Wasted my time on this . Force on each plate $F_e=\frac{q^2}{2A\epsilon_{\circ}}$ where $q=CV_{\circ}$ and $C=\frac{lb\epsilon_{\circ}}{d}$ $$F_e=F_b= \frac{lb\epsilon_{\circ} V_{\circ}^2}{2d^2}$$ Since $F_e$ remains constant : $$F_b'=\frac{F_e}{\eta^2}$$ So , Net force of interaction per unit length should be : $$\frac{1}{l}\cdot \left(F_e-F_b'\right)=\frac{F_e}{l}\left(1-\frac{1}{\eta^2}\right)=\frac{b\epsilon_{\circ} V_{\circ}^2}{2d^2}\left(1-\frac{1}{\eta^2}\right)$$

 

[Steve4Physics]

For the RC circuit , let's say total charge is constant $q=q_1+q_2$ such that $q_1$ enters the capacitor and the current $i_2=\dot{q_2}$ enters the resistor . Using kirschoff's law , we can deduce that : $$q_1=CV_{\circ}$$ $$i_2=\frac{V_{\circ}}{R}$$ $$i_2 R-\frac{q_1}{C}=0$$ In the 3rd equation : we can use $-\dot{q_1}=\dot{q_2}$ to get : $$q_1=CV_{\circ}e^{-\frac{t}{\tau}}$$ where $\tau=RC$ . For $q_2$ , $$\dot{q_2}=i_2=\frac{V_{\circ}}{R}\implies q_2=\frac{V_{\circ}t}{R}$$ I think i am messing up somehwere here as well .

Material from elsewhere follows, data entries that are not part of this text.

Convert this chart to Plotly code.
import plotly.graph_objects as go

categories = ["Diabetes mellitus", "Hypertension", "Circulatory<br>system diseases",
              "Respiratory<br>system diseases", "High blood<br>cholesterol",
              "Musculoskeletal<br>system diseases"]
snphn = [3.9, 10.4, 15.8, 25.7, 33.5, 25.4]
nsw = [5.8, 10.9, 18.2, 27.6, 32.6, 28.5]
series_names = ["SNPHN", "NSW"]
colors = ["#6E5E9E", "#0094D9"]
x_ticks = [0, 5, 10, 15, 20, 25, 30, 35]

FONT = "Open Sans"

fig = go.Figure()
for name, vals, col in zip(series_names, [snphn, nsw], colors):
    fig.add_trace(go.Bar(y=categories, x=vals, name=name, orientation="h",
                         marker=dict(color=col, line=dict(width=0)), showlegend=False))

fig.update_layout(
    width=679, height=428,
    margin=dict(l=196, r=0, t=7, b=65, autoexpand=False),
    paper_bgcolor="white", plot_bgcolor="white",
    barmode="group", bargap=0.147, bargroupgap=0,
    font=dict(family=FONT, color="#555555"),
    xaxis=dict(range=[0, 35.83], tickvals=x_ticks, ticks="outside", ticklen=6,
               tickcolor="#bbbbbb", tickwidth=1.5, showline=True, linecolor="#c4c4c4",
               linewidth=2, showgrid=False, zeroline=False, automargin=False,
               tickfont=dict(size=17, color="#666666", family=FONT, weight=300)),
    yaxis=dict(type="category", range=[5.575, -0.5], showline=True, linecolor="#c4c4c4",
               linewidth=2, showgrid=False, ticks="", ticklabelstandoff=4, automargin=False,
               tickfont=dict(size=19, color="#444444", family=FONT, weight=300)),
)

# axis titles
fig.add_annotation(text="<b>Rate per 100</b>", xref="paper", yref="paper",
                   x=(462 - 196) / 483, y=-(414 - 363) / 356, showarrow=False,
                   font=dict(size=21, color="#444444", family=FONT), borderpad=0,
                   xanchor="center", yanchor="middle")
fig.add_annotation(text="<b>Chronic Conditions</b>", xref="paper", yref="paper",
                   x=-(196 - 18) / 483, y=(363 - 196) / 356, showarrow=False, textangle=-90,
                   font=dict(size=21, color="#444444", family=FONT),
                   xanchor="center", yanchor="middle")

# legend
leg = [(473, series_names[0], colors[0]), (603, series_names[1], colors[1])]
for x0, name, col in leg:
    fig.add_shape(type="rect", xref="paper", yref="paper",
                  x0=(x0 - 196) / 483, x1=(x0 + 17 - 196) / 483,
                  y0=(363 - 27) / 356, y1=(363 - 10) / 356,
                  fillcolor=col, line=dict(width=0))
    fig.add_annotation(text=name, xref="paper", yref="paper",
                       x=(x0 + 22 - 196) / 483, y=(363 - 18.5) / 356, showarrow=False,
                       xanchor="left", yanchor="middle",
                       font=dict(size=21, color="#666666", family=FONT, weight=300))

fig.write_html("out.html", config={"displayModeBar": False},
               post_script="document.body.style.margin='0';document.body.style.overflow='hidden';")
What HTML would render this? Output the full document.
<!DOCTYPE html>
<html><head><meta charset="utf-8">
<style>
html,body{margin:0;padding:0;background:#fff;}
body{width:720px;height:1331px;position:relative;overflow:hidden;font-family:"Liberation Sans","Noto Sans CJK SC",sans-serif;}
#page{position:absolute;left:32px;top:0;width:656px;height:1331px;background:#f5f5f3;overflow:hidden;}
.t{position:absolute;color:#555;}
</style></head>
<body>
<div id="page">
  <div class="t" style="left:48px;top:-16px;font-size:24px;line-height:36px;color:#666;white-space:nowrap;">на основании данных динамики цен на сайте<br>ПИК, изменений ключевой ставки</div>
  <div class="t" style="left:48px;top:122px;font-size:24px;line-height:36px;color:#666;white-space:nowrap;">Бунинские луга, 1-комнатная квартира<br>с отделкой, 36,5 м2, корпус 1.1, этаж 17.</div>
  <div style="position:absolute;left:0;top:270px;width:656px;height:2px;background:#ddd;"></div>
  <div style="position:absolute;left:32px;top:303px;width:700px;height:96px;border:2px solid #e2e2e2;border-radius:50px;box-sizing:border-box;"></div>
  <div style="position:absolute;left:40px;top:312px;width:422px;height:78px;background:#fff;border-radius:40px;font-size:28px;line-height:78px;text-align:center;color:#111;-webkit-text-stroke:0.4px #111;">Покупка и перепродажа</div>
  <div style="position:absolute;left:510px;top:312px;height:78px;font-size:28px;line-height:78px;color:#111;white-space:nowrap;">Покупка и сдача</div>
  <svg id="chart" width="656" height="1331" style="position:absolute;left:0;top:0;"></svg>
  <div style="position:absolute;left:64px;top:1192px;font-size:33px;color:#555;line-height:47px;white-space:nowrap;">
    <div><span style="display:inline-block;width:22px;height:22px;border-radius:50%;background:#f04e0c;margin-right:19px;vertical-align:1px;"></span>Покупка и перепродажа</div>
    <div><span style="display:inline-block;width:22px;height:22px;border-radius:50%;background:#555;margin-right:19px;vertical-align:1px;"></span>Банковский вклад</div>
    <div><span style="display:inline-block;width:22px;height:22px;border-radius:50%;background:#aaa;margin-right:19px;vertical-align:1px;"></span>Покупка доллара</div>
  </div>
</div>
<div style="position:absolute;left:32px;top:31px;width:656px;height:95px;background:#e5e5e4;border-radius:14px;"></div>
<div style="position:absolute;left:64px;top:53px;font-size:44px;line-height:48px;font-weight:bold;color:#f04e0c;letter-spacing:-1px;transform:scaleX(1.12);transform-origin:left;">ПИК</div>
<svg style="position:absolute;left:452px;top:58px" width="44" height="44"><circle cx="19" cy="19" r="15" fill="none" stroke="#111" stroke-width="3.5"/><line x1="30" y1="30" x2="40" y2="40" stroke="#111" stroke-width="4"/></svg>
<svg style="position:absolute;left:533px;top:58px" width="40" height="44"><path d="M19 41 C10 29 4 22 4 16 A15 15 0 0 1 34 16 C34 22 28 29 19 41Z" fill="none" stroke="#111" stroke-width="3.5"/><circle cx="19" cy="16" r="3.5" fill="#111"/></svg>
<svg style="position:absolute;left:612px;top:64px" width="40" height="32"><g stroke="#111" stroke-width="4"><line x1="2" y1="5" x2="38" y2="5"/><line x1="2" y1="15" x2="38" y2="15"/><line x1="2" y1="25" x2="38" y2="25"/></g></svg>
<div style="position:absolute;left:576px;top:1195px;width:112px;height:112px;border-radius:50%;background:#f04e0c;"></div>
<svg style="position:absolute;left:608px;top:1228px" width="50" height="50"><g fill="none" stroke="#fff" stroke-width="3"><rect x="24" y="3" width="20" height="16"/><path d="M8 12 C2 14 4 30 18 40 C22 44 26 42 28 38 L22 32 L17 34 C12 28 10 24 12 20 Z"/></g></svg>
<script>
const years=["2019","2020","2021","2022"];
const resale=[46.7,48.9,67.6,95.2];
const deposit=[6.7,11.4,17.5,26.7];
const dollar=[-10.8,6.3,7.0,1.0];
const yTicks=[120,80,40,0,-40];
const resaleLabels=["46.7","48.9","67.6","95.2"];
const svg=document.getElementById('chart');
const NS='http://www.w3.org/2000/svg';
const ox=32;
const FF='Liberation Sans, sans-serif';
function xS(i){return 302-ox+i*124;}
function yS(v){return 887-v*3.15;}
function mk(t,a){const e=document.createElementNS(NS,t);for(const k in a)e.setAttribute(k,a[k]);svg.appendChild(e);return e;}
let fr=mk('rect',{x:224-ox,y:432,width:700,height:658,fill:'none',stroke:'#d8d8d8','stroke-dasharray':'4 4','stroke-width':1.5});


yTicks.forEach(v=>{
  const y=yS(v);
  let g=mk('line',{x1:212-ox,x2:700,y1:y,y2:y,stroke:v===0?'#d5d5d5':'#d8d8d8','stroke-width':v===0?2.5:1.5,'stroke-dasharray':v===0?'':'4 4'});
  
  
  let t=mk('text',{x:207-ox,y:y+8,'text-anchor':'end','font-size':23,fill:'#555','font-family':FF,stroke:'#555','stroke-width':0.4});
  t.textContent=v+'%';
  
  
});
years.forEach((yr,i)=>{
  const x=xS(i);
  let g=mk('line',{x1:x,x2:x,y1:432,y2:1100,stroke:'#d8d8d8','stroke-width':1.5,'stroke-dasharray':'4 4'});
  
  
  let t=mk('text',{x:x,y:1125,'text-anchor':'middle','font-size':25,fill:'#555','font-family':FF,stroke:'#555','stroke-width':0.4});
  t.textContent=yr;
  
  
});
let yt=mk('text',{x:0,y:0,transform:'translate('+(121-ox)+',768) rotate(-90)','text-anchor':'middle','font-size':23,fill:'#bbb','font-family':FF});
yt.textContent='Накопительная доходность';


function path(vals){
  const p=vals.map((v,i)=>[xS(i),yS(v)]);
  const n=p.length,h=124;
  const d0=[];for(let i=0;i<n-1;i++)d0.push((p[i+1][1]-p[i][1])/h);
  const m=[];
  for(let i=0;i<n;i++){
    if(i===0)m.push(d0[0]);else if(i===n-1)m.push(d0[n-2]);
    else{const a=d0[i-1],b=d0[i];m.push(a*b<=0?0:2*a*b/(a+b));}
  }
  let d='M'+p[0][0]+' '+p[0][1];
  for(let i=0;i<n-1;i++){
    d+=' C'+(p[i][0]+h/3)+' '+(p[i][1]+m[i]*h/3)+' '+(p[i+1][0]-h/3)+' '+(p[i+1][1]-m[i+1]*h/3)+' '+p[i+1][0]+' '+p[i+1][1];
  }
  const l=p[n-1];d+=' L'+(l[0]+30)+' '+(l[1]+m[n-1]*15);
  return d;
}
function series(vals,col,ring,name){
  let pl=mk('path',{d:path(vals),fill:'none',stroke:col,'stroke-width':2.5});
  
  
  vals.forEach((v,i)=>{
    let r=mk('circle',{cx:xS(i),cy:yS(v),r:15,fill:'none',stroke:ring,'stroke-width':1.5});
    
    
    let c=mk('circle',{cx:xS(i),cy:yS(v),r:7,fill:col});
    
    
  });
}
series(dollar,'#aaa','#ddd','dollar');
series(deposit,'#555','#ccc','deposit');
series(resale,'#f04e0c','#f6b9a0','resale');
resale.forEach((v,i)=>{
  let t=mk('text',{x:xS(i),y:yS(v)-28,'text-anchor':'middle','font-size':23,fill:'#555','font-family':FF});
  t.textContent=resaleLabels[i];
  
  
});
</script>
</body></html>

For the Magnetic force , $F_{b}=F_{e}=\eta^2F_{b}'\implies F_{b}'=\frac{F_e}{\eta^2}?$ where $F_{b}'$ is the final magnetic force after resistance is changed from $R\rightarrow \eta R$

It looks like you are meant to assume the capacitor is already fully-charged.

Therefore you have:
- a constant current, $i=\frac {V_0}R$, through the resistor and
- a constant charge $q=CV_0$ in the capacitor.

Forget about the magnetic force for the moment. I suggest first finding expressions for the capacitance, the charge and the electric force. Then find the actual value of the electric force.

Then consider the Post #4 hint about using proportionality.